» EXERCISE PROMPT: Below are the records; give again exactly the lines from the one containing "Generate a Python" through the one containing "import seaborn as sns", leaving out pictures.

» RAW DATA:
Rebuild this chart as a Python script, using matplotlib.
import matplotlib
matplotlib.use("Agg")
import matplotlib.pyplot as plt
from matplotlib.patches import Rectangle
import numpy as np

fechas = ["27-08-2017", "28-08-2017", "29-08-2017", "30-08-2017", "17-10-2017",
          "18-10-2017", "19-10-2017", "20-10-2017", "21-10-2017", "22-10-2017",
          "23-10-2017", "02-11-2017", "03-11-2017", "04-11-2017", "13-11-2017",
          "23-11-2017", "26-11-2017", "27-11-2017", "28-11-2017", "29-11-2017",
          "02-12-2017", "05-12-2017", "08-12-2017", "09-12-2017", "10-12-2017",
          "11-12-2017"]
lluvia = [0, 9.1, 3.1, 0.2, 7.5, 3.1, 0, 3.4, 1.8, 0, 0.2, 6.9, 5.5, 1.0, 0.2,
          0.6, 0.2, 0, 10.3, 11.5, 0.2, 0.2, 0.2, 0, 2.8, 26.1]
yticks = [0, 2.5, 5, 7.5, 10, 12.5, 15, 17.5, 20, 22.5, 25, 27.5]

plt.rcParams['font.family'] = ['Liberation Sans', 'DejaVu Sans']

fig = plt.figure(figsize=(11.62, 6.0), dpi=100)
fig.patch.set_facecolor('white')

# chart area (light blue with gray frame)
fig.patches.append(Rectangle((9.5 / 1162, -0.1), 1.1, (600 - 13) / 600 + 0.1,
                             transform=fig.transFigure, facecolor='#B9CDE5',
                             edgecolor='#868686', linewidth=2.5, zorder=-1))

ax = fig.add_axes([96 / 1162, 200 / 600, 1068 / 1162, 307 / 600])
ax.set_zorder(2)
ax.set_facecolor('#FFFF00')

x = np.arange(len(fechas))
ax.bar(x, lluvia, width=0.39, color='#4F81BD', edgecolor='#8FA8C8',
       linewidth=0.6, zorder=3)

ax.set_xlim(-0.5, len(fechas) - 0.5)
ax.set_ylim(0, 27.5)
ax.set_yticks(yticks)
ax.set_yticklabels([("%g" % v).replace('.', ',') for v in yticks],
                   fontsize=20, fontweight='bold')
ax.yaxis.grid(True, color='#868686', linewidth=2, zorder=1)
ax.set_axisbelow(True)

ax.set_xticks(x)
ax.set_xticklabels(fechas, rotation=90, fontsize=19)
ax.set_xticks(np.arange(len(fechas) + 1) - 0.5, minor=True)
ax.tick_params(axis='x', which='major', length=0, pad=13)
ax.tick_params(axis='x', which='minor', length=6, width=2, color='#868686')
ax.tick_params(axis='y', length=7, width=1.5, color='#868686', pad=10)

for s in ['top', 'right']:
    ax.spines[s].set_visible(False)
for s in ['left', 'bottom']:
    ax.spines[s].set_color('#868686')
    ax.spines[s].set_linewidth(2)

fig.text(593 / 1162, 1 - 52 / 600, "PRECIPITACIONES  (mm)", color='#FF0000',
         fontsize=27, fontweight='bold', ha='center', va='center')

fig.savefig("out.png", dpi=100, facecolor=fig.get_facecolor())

* * *

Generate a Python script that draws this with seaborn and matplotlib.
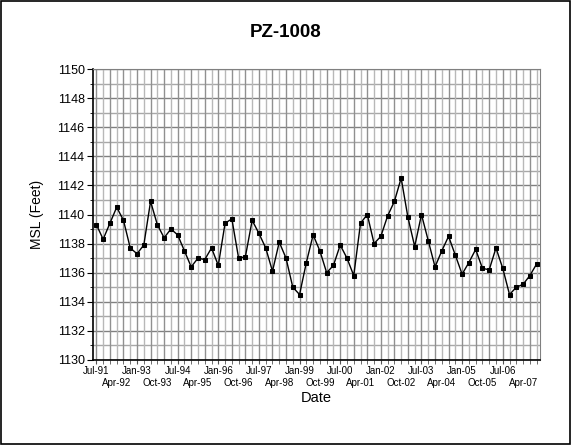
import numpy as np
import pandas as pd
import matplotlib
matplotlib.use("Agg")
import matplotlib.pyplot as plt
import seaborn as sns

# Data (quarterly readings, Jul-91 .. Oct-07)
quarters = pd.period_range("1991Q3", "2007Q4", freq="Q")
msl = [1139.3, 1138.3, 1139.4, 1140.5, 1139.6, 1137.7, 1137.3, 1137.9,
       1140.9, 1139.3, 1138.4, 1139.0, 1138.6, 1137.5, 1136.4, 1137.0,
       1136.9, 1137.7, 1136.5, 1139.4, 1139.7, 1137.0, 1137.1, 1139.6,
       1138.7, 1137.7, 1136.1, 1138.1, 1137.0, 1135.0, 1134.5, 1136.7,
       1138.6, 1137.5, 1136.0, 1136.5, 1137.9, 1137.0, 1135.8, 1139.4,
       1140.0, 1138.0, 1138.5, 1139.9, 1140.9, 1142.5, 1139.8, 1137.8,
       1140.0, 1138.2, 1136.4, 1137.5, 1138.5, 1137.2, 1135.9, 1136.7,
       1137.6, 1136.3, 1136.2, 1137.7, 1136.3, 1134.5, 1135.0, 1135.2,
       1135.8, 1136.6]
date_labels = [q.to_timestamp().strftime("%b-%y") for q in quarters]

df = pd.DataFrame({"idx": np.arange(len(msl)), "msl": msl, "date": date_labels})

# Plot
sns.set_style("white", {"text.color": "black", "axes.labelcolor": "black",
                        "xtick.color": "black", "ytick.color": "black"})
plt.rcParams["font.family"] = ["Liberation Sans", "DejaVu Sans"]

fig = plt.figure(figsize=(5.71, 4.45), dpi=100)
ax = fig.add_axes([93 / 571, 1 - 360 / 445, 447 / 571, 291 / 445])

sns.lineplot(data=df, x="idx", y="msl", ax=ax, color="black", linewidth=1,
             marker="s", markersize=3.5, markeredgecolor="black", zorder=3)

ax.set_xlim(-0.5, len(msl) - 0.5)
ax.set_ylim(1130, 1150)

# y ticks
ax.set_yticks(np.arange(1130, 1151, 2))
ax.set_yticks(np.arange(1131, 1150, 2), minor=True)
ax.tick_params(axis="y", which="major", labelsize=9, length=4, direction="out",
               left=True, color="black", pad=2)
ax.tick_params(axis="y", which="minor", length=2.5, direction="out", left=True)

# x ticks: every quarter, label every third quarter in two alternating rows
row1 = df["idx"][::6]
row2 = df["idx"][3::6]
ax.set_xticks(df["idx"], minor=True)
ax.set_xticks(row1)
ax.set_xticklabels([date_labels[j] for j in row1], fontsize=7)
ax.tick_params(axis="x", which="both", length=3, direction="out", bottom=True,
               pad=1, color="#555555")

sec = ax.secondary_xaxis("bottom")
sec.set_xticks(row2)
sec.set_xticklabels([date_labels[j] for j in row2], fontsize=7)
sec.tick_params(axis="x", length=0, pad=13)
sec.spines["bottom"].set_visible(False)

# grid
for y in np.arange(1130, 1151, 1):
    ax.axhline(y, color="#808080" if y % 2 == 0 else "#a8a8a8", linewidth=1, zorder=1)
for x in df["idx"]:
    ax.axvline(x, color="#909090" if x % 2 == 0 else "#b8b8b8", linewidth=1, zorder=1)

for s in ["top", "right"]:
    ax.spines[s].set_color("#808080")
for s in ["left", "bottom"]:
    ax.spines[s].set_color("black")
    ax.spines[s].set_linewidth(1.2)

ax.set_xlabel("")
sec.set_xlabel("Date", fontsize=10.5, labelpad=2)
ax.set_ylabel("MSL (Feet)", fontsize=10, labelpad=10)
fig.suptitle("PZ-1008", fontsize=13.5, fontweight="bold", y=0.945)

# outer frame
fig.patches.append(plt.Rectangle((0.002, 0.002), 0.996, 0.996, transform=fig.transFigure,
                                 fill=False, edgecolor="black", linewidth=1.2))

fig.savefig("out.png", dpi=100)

» TASK RESULT:
Generate a Python script that draws this with seaborn and matplotlib.
import numpy as np
import pandas as pd
import matplotlib
matplotlib.use("Agg")
import matplotlib.pyplot as plt
import seaborn as sns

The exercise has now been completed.